Hacker News new | ask | show | jobs
by wvenable 2475 days ago
Feels like you didn't the read the (whole) article.

The author makes a good point -- everything should either be covered by tested or explicitly marked as excluded. Having a gray area of code that is included but not covered by tests is a recipe for missing something. That much seems obvious.

4 comments

Seems like 50% coverage is better than 0% coverage and 75% coverage is better than 50% coverage.

The author argues about the horrors of going from 80% to 79.9%, but I don't see how that is any different from the suggestion to explicitly exclude code. The excluded code is still in the gray area of code that is included but not covered by tests. What happens when someone starts making breaking changes to excluded code?

> What happens when someone starts making breaking changes to excluded code?

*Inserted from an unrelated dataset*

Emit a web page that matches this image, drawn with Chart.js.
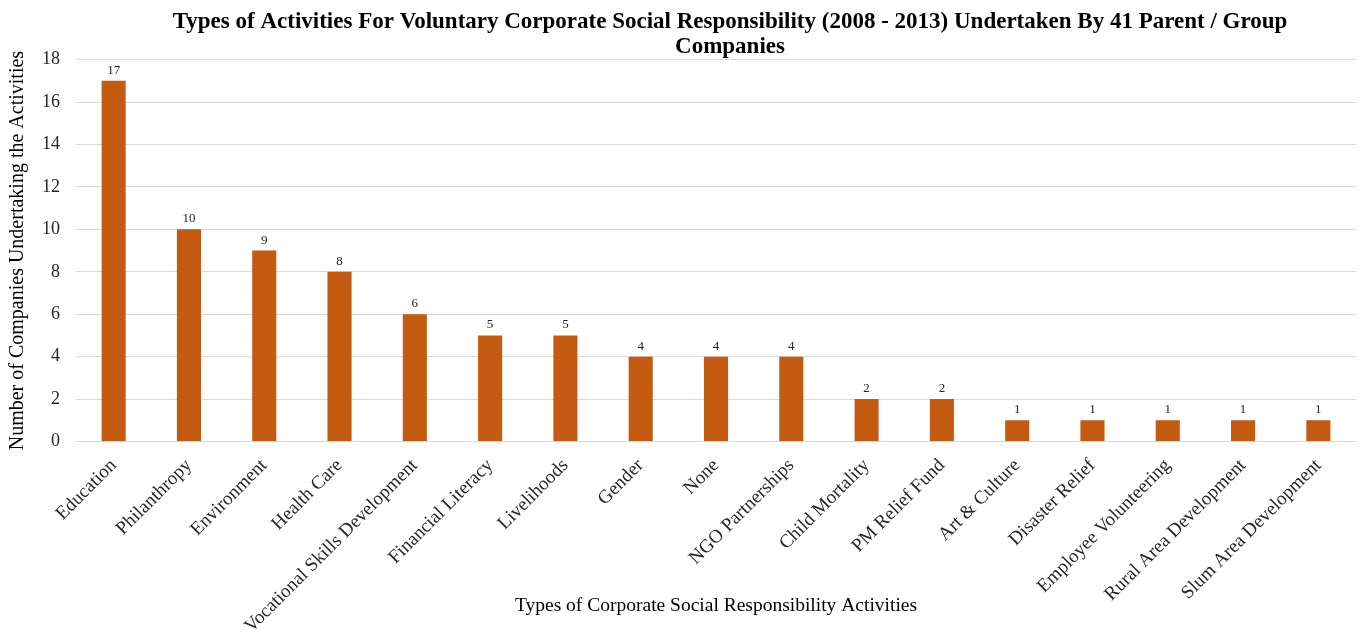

You... don't. You un-exclude it first, and then, because of the rule, you're not allowed to commit the code until you write the tests that bring it back up to 100% coverage. Then you make breaking changes.

I'm not following the benefit of excluding code in the first place. Your method seems like more work, more error prone, and more likely to leave unintended gaps in coverage.
Lots of code bases have code coverage in some middle range, lets say it's 82.34%. What does that number tell you? Did the team write 7.64% more code this month that doesn't have test cases?

The point you're making is actually irrelevant to the discussion. If you explicitly excluded code, you probably have a reason for that and you take your chances. Ideally, in a perfect world, you'd have no excluded code.

This is why we have tools like coveralls.

Also, this method doesn't show when you remove excluded code or add coverage for it. In a perfect world you should have no excluded code, and in a perfect world you should have 100% coverage.

World isn't perfect though, and a good working product with critical features is better than one lacking important features but with '100%' coverage.

That's exactly what we practice. And it works quite well. Can only recommend this methodology.
Telling the obvious from the true is the role of science.
Beautiful statement
What about the opposite? Exclusively marked as tested and assumed to not be otherwise?